Of course, we still have “family,” but families are changing and transitional; from step-families to blended families to kids bouncing from one to another, it’s hard to know what family means to people and to have any family ministry without stepping on a mine somewhere. Family has become more multivalent and porous, making it inappropriate to assume what is and what is not a family. So turning our attention to families is much more difficult than adding family to our job titles.

But the picture I’ve just painted with my historical brush is mostly in youth ministry from the mid-twentieth century on. And that’s usually where we start when we think about the need to get the family back in focus in our congregations. We often think that if we could just get back to the golden era of the 1950s, all would be good. But this is a misconception; I don’t think the church had any better idea of how to do ministry with families in this black-white, sitcom era of high Americana. It seems to me that the church has been treading water on how to do ministry with families not just since the 1950s but since the Victorian age of the early nineteenth century. So to make you depressed, it’s not that the church has been out of touch in doing ministry for the last 60 years but for the last 200.
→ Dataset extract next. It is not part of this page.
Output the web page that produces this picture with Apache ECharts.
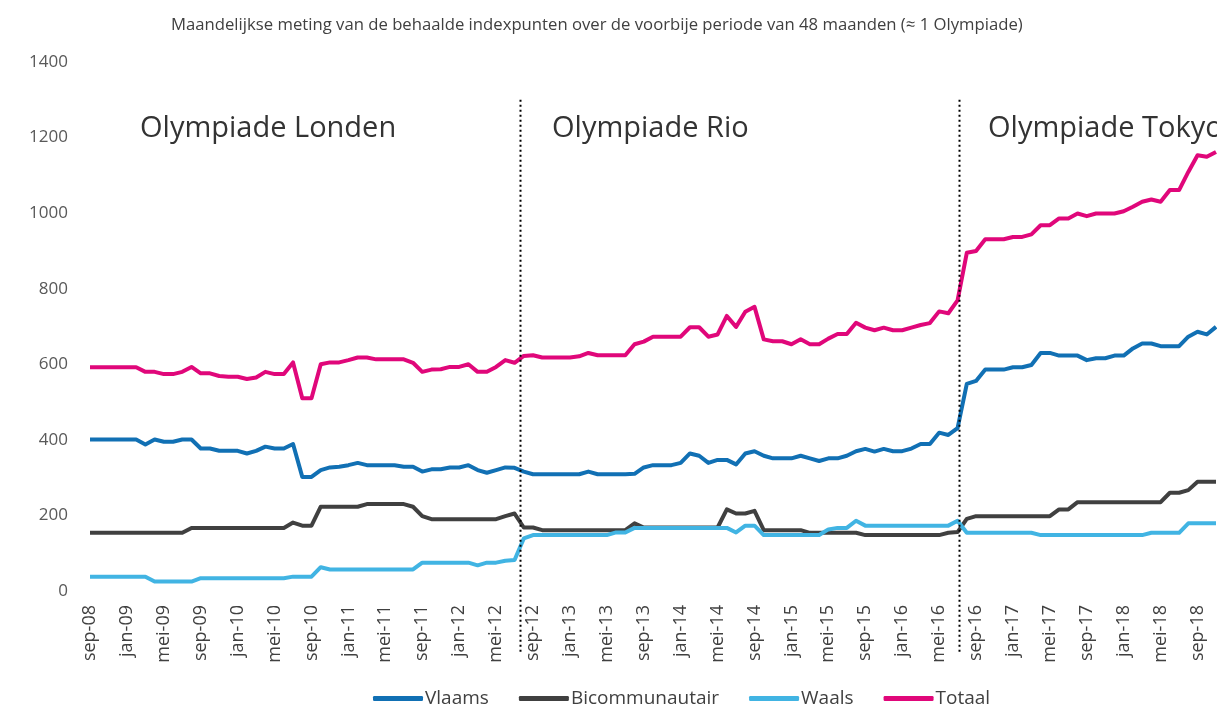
<!DOCTYPE html>
<html>
<head>
<meta charset="utf-8">
<script src="https://cdn.jsdelivr.net/npm/echarts@6/dist/echarts.min.js"></script>
<style>
  html, body { margin: 0; padding: 0; background: #ffffff; }
  #chart { width: 1217px; height: 707px; }
</style>
</head>
<body>
<div id="chart"></div>
<script>
// Month labels, monthly from sep-08 to nov-18
const MONTH_NAMES = ['jan', 'feb', 'mrt', 'apr', 'mei', 'jun', 'jul', 'aug', 'sep', 'okt', 'nov', 'dec'];
const START_YEAR = 2008, START_MONTH = 8, MONTH_COUNT = 123;
const months = [];
for (let k = 0; k < MONTH_COUNT; k++) {
  const m = (START_MONTH + k) % 12;
  const y = START_YEAR + Math.floor((START_MONTH + k) / 12);
  months.push(MONTH_NAMES[m] + '-' + String(y % 100).padStart(2, '0'));
}

// Index points per month
const vlaams = [
  401,401,401,401,401,401,388,401,395,395,401,401,
  377,377,371,371,371,364,371,382,377,377,389,302,
  302,320,327,329,333,339,333,333,333,333,329,329,
  316,322,322,327,327,333,320,313,320,327,326,316,
  309,309,309,309,309,309,316,309,309,309,309,310,
  327,333,333,333,339,364,358,339,347,347,335,364,
  370,358,351,351,351,358,351,344,351,351,358,370,
  376,369,376,370,370,377,389,389,419,413,431,548,
  556,586,586,586,592,592,598,630,630,623,623,623,
  611,616,616,623,623,642,655,655,648,648,648,673,
  686,679,699
];
const bicommunautair = [
  154,154,154,154,154,154,154,154,154,154,154,167,
  167,167,167,167,167,167,167,167,167,167,181,173,
  173,223,223,223,223,223,230,230,230,230,230,223,
  198,190,190,190,190,190,190,190,190,198,205,168,
  168,161,161,161,161,161,161,161,161,161,161,179,
  168,168,168,168,168,168,168,168,168,216,205,205,
  212,161,161,161,161,161,154,154,154,154,154,154,
  148,148,148,148,148,148,148,148,148,154,156,191,
  198,198,198,198,198,198,198,198,198,216,216,235,
  235,235,235,235,235,235,235,235,235,260,260,267,
  289,289,289
];
const waals = [
  38,38,38,38,38,38,38,25,25,25,25,25,
  34,34,34,34,34,34,34,34,34,34,38,38,
  38,63,57,57,57,57,57,57,57,57,57,57,
  75,75,75,75,75,75,68,75,75,80,82,139,
  148,148,148,148,148,148,148,148,148,155,155,167,
  167,167,167,167,167,167,167,167,167,167,155,173,
  173,148,148,148,148,148,148,148,163,167,167,186,
  173,173,173,173,173,173,173,173,173,173,186,154,
  154,154,154,154,154,154,154,148,148,148,148,148,
  148,148,148,148,148,148,148,154,154,154,154,179,
  179,179,179
];
const totaal = [
  592,592,592,592,592,592,580,580,574,574,580,593,
  576,576,569,567,567,561,565,580,574,574,605,510,
  510,600,605,605,611,618,618,613,613,613,613,604,
  580,586,587,593,593,600,580,580,593,611,604,622,
  624,618,618,618,618,621,630,624,624,624,624,653,
  660,673,673,673,673,698,698,673,679,728,699,739,
  752,666,661,661,653,666,653,653,668,680,680,710,
  697,690,697,690,690,697,704,709,740,735,769,895,
  900,931,931,931,937,937,944,968,968,986,986,999,
  992,999,999,999,1005,1017,1030,1036,1030,1061,1061,1109,
  1153,1149,1162
];

// Olympiad boundaries (position on the month axis) and period names
const olympiadSplits = [46.6, 94.15];
const olympiadNames = ['Olympiade Londen', 'Olympiade Rio', 'Olympiade Tokyo'];

const yTicks = [0, 200, 400, 600, 800, 1000, 1200, 1400];

const FONT = '"Open Sans", "Noto Sans", sans-serif';
const LINE_W = 4;

function makeSeries(name, values, color) {
  return {
    name: name,
    type: 'line',
    data: values.map((v, i) => [i, v]),
    showSymbol: false,
    symbol: 'none',
    lineStyle: { width: LINE_W, color: color, join: 'round' },
    itemStyle: { color: color },
    emphasis: { disabled: true }
  };
}

const chart = echarts.init(document.getElementById('chart'), null, { renderer: 'canvas' });

const option = {
  animation: false,
  backgroundColor: '#ffffff',
  title: {
    text: 'Maandelijkse meting van de behaalde indexpunten over de voorbije periode van 48 maanden (≈ 1 Olympiade)',
    left: 166,
    top: 12,
    textStyle: { fontFamily: FONT, fontSize: 16.7, fontWeight: 'normal', color: '#404040' }
  },
  legend: {
    left: 368,
    top: 684,
    icon: 'roundRect',
    itemWidth: 50,
    itemHeight: 5,
    itemGap: 30,
    textStyle: { fontFamily: FONT, fontSize: 19, color: '#404040', padding: [0, 0, 0, -3] },
    data: ['Vlaams', 'Bicommunautair', 'Waals', 'Totaal']
  },
  grid: { left: 90, right: 1, top: 62, bottom: 116, containLabel: false },
  xAxis: {
    type: 'value',
    min: 0,
    max: MONTH_COUNT - 1,
    interval: 4,
    axisLine: { show: false },
    axisTick: { show: false },
    splitLine: { show: false },
    axisLabel: {
      rotate: 90,
      margin: 14,
      fontFamily: FONT,
      fontSize: 18,
      color: '#404040',
      showMaxLabel: false,
      formatter: v => (v % 4 === 0 ? months[v] : '')
    }
  },
  yAxis: {
    type: 'value',
    min: yTicks[0],
    max: yTicks[yTicks.length - 1],
    interval: yTicks[1] - yTicks[0],
    axisLine: { show: false },
    axisTick: { show: false },
    splitLine: { show: false },
    axisLabel: {
      margin: 22,
      fontFamily: FONT,
      fontSize: 17,
      color: '#595959',
      formatter: v => String(v)
    }
  },
  series: [
    makeSeries('Vlaams', vlaams, '#1170b4'),
    makeSeries('Bicommunautair', bicommunautair, '#404040'),
    makeSeries('Waals', waals, '#41b4e3'),
    makeSeries('Totaal', totaal, '#e0077a')
  ]
};

chart.setOption(option);

// Dotted separators between the olympiads, placed through the axis scales
const yTop = chart.convertToPixel({ yAxisIndex: 0 }, 1300);
const yBase = chart.convertToPixel({ yAxisIndex: 0 }, 0);
const graphics = olympiadSplits.map(v => {
  const x = Math.round(chart.convertToPixel({ xAxisIndex: 0 }, v)) + 0.5;
  return {
    type: 'line',
    z: 100,
    shape: { x1: x, y1: yTop, x2: x, y2: yBase + 61 },
    style: { stroke: '#000000', lineWidth: 2, lineDash: [2, 3] }
  };
});

// Period titles
const titleLeft = [140, 552, 988];
olympiadNames.forEach((name, k) => {
  graphics.push({
    type: 'text',
    z: 100,
    x: titleLeft[k],
    y: 129,
    style: {
      text: name,
      fontFamily: FONT,
      fontSize: 29,
      fill: '#333333',
      verticalAlign: 'middle',
      align: 'left'
    }
  });
});

chart.setOption({ graphic: graphics });
</script>
</body>
</html>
Why? In the Victorian age of the nineteenth century, the family became what historians call a separate sphere. In other words, for the first time, most people left home daily to go to work, returning from the competitive workforce to find solace in the family. Women were no longer central to the work of the family as an economic reality (as Abigail Adams was in colonial America) but were now in charge of making this private sphere comfortable and safe for working husbands and vulnerable children. So the family became private and separate from the rest of life (you can read more about this historical change in my new book, The Children of Divorce, chapter one).

Very practically, what occurred is that the church was now no longer given voice inside the family—it was private, after all. For most of western history the church spoke directly into the family, especially in the medieval age. The church was the notary (legal representative) of family unions, judging who could marry and merge wealth and land. The church ruled (through marriage as a sacrament) who could be married and who couldn’t and how those marriages should function. Of course, this left open the possibility for a great deal of abuse. But it did mean that the church was involved in the family.

However, since the Victorian age, the pastor needs to be careful not to cross boundaries and will be told—when she/he speaks too much about parenting—to mind her/his own business. Because now the family is no longer the church’s business, it is no longer public—though it had been for centuries.

And this is what makes adding the family to youth ministry much easier said than done. It’s difficult for us to know how to do family ministry when, for most people, what happens in their families is their own business, and nobody (particularly you young, gel-haired youth workers) has a place to tell me what my kid needs and how I should parent her.

I’m tempted to stop here and let the depression just spill over you—for after all, this is a really difficult situation we find ourselves in; family ministry is very hard. But maybe that’s where we should start—by communicating to parents that we know what they wrestle with every day; that parenting their children is really hard; that confusion and fear are all around them. And with the family being private, parents can often feel stuck and fearful about how to express the difficulty and confusion parenting can bring.

So maybe the way we break through the tall walls of the private sphere of the family is not by providing advice and counsel but forums for parents of young and old children to express their fear and confusion. Maybe the work of the church in our time is not to have the moral high ground to “fix” family problems but to provide spaces for parents to connect with each other and share their stories and, through their stories, open up themselves and their families to each other.

Good luck, because I think family ministry is darn tough!